For the first time last year Oakley took her locally popular show on the road and toured with folks like Dr. Carol Queen (editor of PoMoSexuals and Dagger), porn star/blues singer Candye Kane and Lammy winning author Michelle Tea. Though its first tour, the show performed to sold-out audiences throughout the country. Which is exactly what happened when the Sex workers' show came to the Oni Gallery last November.

Riding that success, Oakley decided to hit the road again and bring the Sex Workers' Art Show to Hollywood in Chinatown on Sunday Feb. 8. But just like last time, don't expect a strip show. Once this band of escorts, call girls, phone sex operators, and porn stars fix that flat tire, they're heading to Boston with the twin goals of entertaining and educating.

"A lot of people come to the show for the titillation factor," said Oakley. "People think sex workers and they think naked ladies. But once they get here, there are really so many other inescapable messages."

To deliver those messages, the Sex Workers' Art Show presents a graphic two-and-a-half hours of spoken word, video, and exotic musical numbers. Audiences witness a mix of artists who either worked in the sex industry and left or those who still pay their bills with sex work. Despite differences, each performer offers candid, first-person accounts about their participation in an industry which public opinion largely scorns.

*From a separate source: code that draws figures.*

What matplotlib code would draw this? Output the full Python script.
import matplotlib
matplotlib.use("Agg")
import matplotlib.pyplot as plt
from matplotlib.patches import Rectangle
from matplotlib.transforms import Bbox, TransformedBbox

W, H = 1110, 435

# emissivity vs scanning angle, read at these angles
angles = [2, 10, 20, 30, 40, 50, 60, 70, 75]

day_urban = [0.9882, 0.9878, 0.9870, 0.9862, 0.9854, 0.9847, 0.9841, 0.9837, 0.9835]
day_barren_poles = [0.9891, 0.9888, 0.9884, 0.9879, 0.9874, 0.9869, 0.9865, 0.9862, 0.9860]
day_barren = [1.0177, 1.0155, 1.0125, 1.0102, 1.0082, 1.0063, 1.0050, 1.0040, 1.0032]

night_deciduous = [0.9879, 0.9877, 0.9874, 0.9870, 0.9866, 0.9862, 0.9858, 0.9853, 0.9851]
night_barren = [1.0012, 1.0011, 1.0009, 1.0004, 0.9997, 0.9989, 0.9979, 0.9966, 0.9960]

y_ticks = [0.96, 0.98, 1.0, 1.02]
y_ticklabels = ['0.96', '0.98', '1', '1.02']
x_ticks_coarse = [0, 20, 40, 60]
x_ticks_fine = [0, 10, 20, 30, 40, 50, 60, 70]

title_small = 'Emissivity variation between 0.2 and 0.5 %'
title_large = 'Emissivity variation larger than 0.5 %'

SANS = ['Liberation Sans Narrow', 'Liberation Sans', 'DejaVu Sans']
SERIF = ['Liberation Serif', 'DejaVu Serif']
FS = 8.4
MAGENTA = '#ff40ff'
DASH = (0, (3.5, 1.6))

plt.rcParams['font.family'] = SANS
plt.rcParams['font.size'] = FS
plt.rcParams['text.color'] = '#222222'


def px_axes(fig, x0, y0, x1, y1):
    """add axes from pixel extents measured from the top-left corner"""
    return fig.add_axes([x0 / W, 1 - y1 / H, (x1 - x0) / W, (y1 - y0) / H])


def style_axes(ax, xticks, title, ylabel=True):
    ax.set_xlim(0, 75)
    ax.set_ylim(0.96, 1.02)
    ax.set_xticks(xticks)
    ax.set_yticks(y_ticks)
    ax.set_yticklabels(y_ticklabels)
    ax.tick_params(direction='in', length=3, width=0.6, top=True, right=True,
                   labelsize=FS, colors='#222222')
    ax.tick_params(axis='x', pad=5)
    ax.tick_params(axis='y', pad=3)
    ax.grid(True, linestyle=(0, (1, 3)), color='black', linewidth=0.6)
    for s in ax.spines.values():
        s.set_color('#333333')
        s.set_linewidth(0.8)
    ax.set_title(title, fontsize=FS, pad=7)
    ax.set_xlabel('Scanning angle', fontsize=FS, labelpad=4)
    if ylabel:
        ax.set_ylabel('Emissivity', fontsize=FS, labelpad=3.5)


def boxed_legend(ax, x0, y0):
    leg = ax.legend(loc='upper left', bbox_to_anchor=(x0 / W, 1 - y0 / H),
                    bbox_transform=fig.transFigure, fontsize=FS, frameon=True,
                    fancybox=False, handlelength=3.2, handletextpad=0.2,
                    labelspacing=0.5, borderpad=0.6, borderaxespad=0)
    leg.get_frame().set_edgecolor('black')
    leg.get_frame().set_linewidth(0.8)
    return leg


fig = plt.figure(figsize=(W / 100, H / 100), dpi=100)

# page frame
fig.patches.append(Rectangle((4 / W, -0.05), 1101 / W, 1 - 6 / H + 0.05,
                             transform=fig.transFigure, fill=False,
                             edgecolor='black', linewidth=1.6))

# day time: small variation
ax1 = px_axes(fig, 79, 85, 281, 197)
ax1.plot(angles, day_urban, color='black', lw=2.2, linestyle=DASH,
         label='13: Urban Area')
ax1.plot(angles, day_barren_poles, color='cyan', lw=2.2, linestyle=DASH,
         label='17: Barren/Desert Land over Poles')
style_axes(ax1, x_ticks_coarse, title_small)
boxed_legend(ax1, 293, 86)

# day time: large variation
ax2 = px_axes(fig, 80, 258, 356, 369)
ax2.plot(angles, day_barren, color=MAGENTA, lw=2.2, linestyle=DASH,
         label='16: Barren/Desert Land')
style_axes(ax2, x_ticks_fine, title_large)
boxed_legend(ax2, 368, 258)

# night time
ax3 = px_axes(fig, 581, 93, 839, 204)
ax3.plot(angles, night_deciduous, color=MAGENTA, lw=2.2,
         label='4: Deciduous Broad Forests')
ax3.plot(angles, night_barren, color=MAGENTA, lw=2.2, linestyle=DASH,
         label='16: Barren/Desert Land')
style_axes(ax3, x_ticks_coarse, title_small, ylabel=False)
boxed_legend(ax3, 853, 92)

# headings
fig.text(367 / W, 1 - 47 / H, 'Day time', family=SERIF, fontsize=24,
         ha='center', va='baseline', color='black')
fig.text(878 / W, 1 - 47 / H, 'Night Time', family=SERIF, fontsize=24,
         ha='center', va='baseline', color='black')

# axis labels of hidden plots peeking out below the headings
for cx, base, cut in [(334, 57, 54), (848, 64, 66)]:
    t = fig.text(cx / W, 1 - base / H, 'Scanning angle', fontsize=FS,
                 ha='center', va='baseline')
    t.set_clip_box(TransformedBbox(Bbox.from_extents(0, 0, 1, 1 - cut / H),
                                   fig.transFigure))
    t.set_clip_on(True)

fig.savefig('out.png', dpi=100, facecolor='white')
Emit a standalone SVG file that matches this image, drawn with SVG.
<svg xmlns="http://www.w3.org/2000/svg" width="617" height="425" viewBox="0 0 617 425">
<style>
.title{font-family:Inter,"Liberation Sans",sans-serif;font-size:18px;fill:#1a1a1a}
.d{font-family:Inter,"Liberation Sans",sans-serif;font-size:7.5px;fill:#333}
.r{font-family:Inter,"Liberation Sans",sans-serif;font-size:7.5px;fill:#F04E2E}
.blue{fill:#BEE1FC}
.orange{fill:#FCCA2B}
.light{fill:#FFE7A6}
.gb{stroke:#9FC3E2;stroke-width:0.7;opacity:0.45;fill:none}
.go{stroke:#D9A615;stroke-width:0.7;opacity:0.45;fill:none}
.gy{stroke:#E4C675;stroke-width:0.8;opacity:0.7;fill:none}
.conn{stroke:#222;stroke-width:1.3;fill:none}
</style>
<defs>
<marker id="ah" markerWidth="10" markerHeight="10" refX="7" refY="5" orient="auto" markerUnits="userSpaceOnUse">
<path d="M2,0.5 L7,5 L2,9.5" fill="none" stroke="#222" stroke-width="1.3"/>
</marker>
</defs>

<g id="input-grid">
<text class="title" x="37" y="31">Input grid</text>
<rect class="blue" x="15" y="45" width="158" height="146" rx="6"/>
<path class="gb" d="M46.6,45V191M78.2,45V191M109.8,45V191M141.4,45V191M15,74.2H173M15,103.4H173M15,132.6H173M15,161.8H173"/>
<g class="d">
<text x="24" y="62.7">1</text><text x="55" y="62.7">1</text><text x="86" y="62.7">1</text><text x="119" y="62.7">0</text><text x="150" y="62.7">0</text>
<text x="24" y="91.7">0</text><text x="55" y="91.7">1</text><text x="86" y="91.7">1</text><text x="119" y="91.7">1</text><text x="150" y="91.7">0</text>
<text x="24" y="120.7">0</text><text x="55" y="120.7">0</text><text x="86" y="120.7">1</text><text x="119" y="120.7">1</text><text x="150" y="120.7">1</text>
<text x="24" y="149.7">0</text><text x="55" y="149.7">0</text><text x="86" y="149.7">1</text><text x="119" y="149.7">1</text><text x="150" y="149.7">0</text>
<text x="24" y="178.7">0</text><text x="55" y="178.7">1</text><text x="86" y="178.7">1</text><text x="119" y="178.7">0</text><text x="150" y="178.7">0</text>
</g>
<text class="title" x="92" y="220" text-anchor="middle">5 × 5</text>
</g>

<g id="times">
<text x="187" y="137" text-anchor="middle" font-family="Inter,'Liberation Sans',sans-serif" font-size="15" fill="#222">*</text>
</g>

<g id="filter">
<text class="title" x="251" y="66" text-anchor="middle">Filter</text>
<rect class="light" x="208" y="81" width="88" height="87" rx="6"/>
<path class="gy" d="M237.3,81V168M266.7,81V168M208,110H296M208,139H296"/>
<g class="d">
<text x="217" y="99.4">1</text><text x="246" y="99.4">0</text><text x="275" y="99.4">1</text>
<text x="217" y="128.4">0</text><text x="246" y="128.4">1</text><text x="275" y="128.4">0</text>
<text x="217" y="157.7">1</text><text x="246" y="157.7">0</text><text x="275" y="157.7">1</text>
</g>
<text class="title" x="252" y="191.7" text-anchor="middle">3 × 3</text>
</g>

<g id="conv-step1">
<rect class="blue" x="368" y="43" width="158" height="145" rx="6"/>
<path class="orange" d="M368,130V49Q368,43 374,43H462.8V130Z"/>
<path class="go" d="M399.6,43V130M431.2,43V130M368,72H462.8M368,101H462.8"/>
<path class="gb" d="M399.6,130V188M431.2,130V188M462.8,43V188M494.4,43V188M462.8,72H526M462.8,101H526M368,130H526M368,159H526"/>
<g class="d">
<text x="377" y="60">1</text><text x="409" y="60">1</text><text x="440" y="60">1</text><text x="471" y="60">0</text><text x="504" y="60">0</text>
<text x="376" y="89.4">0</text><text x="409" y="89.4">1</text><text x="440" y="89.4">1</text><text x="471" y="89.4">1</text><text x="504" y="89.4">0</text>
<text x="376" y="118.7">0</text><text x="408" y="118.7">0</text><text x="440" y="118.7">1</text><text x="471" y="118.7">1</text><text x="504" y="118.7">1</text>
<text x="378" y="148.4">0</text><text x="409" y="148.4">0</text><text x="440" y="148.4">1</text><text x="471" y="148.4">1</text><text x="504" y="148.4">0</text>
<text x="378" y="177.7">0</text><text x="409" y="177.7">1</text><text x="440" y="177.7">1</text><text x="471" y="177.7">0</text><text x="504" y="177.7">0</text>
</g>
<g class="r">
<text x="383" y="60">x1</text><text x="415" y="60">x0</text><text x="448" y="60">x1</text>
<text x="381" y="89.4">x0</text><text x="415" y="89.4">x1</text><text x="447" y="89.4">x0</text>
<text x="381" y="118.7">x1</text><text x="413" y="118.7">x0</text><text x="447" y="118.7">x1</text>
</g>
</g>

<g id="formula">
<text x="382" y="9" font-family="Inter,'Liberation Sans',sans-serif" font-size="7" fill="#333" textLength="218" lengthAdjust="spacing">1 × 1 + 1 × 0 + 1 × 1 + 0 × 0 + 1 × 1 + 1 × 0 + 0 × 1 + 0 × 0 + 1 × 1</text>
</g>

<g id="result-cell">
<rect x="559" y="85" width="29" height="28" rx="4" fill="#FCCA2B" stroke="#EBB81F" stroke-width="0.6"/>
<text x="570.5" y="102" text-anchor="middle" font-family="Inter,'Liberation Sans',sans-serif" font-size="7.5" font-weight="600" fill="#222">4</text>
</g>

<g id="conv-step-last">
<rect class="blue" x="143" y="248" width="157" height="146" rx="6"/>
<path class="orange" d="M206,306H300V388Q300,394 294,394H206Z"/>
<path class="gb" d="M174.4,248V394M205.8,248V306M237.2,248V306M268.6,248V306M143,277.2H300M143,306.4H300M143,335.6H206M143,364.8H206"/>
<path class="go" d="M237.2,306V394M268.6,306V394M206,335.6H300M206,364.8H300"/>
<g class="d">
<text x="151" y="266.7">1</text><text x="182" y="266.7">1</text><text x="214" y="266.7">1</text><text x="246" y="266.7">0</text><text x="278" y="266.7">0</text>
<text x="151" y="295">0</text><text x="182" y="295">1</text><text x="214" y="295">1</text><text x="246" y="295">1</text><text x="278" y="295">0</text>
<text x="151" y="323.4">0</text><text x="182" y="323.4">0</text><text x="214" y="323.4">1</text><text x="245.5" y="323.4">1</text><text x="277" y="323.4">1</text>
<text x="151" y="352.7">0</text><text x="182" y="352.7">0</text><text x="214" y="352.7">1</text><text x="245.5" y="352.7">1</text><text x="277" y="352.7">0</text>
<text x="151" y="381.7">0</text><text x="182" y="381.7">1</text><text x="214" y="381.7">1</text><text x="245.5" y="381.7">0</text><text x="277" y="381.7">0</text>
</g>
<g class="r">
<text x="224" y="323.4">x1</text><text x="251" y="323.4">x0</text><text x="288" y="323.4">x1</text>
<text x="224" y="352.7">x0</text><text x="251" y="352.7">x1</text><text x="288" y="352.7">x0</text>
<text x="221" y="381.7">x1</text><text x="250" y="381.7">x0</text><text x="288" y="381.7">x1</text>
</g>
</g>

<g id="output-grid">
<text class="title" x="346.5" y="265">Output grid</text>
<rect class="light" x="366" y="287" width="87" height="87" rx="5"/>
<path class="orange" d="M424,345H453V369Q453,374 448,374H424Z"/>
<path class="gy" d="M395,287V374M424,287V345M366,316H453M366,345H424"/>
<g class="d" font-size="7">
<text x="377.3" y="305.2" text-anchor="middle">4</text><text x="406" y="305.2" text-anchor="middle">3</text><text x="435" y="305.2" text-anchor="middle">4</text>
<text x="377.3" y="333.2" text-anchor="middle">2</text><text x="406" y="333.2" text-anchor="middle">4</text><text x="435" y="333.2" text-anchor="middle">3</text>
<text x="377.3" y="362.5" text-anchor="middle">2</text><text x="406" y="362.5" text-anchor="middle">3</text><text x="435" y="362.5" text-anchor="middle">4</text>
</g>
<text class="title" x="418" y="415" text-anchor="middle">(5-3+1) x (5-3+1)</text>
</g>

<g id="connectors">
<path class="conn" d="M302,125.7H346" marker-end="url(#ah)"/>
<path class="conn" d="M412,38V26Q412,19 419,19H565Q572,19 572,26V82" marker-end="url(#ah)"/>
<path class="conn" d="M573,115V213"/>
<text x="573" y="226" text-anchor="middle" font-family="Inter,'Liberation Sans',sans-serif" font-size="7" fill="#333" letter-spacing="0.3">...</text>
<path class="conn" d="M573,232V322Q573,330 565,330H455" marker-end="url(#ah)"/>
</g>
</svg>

As such, last year's Oni performance was not light entertainment. While some performances managed to eek out humor from the retelling of very absurd situations, other artists revealed emotionally difficult scenarios about the physical and emotional damage endured from being a prostitute or call boy. "While there is an entertainment factor," explained Oakley, "there's also a lot of harsh stuff and political stuff."

Expect much of the same emotional potency when a new roster of sex workers hit Hollywood. While some have returned, like Scarlot Harlot (Unrepentant Whore) and Michelle Tea (The Chelsea Whistle), this year's lineup includes performances by peep show girl turned sex educator Ducky Doolittle, former stud for hire David Henry Sterry (Chicken: Self-Portrait Of A Young Man For Rent), and Tokyo's own Erochica Bamboo. Recently Bamboo was crowned Miss Exotic World 2003. On tour, she's been captivating audiences with an amazing classical burlesque routine.

Despite its visual and physical artistry, an evening designed to empower sex workers has its critics. But one of the more provoking arguments that Oakley and crew communicated last year is how sex work is not meant to be understood as black and white. Instead the show created a dialogue about sex work by venturing beyond binary arguments of whether sex work is absolutely degrading or super empowering. Rather, while these sex workers certainly possess their scars, their main argument is, as Oakley described, "to get people to confront the stereotypes that they hold about people who work in the industry."

So far, audiences have been receptive. According to Oakley, only one woman verbally criticized the show for demoralizing women after seeing a performance last year. But it was no skin off Oakley's back. After all, she welcomes critics and hopes they'll check out the show.

"If a critic would actually sit through the show, it would become clear that these people are intelligent, creative and artistic people," said Oakley. "You'd have to make a moralizing argument that they are degrading themselves. But I would say see the show. It speaks for itself."

Presented by Truth Serum Productions, The Sex Workers' Art Show performs at Hollywood, 41 Essex St., Chinatown on Sunday, Feb. 8. Doors at 7:30 p.m. 21+. $10.